= GOAL =
Which lines below fall between the one containing "Write the matplotlib code for this chart." and the one containing "ax = fig.add_axes([42/1034, 84/570, 706/1034, 383/570])"? Repeat them exactly, counting both of those lines, and add nothing else.

= PROVIDED RECORDS =
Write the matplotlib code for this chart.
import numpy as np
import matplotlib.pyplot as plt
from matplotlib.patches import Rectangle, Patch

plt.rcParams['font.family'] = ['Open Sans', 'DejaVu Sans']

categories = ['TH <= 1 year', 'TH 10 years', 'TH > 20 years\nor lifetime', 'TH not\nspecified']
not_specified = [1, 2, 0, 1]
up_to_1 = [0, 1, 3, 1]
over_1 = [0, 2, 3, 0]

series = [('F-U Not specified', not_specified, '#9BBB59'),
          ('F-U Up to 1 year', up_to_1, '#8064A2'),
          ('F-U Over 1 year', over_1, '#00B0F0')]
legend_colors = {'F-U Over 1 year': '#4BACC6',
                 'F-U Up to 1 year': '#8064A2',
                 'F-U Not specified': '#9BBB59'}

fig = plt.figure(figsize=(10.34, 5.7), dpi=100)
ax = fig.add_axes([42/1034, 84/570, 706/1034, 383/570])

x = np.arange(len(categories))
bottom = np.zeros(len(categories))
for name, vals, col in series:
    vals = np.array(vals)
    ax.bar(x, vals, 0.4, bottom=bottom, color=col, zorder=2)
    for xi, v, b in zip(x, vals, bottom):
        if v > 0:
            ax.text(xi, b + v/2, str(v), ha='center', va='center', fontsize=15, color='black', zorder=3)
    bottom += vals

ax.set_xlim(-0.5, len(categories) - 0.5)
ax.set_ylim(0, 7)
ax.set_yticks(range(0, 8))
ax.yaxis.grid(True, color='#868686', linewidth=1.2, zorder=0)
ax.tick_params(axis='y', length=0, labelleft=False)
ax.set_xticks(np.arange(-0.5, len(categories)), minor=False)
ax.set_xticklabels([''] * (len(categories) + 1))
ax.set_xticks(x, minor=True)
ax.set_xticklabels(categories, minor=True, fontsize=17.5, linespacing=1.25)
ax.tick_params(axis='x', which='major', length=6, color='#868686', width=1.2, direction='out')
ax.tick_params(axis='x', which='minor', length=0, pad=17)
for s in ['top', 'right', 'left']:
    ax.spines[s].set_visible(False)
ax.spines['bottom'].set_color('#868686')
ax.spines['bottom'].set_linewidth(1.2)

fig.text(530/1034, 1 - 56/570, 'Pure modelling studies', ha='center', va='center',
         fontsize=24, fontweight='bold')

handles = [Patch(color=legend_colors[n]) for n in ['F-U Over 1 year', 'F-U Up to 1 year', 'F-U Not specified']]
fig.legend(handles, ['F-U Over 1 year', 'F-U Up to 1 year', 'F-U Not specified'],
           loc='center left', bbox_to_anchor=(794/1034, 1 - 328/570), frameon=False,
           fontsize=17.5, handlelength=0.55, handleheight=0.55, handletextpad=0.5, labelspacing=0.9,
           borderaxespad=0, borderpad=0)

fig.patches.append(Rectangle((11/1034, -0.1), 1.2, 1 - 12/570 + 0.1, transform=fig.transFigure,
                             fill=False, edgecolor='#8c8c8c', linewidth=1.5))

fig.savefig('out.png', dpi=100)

---

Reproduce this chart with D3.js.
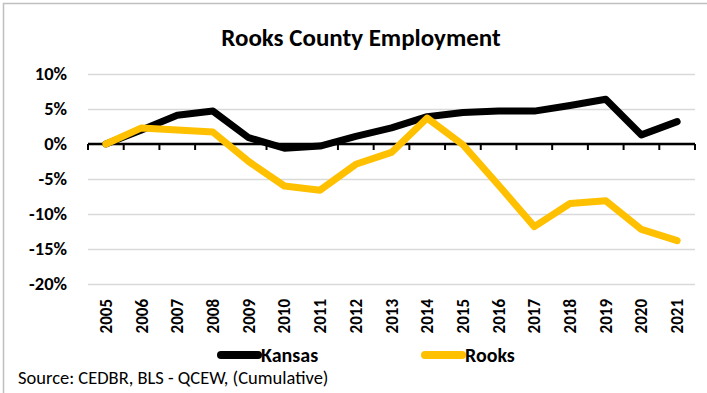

= RESPONSE BELOW =
Write the matplotlib code for this chart.
import numpy as np
import matplotlib.pyplot as plt
from matplotlib.patches import Rectangle, Patch

plt.rcParams['font.family'] = ['Open Sans', 'DejaVu Sans']

categories = ['TH <= 1 year', 'TH 10 years', 'TH > 20 years\nor lifetime', 'TH not\nspecified']
not_specified = [1, 2, 0, 1]
up_to_1 = [0, 1, 3, 1]
over_1 = [0, 2, 3, 0]

series = [('F-U Not specified', not_specified, '#9BBB59'),
          ('F-U Up to 1 year', up_to_1, '#8064A2'),
          ('F-U Over 1 year', over_1, '#00B0F0')]
legend_colors = {'F-U Over 1 year': '#4BACC6',
                 'F-U Up to 1 year': '#8064A2',
                 'F-U Not specified': '#9BBB59'}

fig = plt.figure(figsize=(10.34, 5.7), dpi=100)
ax = fig.add_axes([42/1034, 84/570, 706/1034, 383/570])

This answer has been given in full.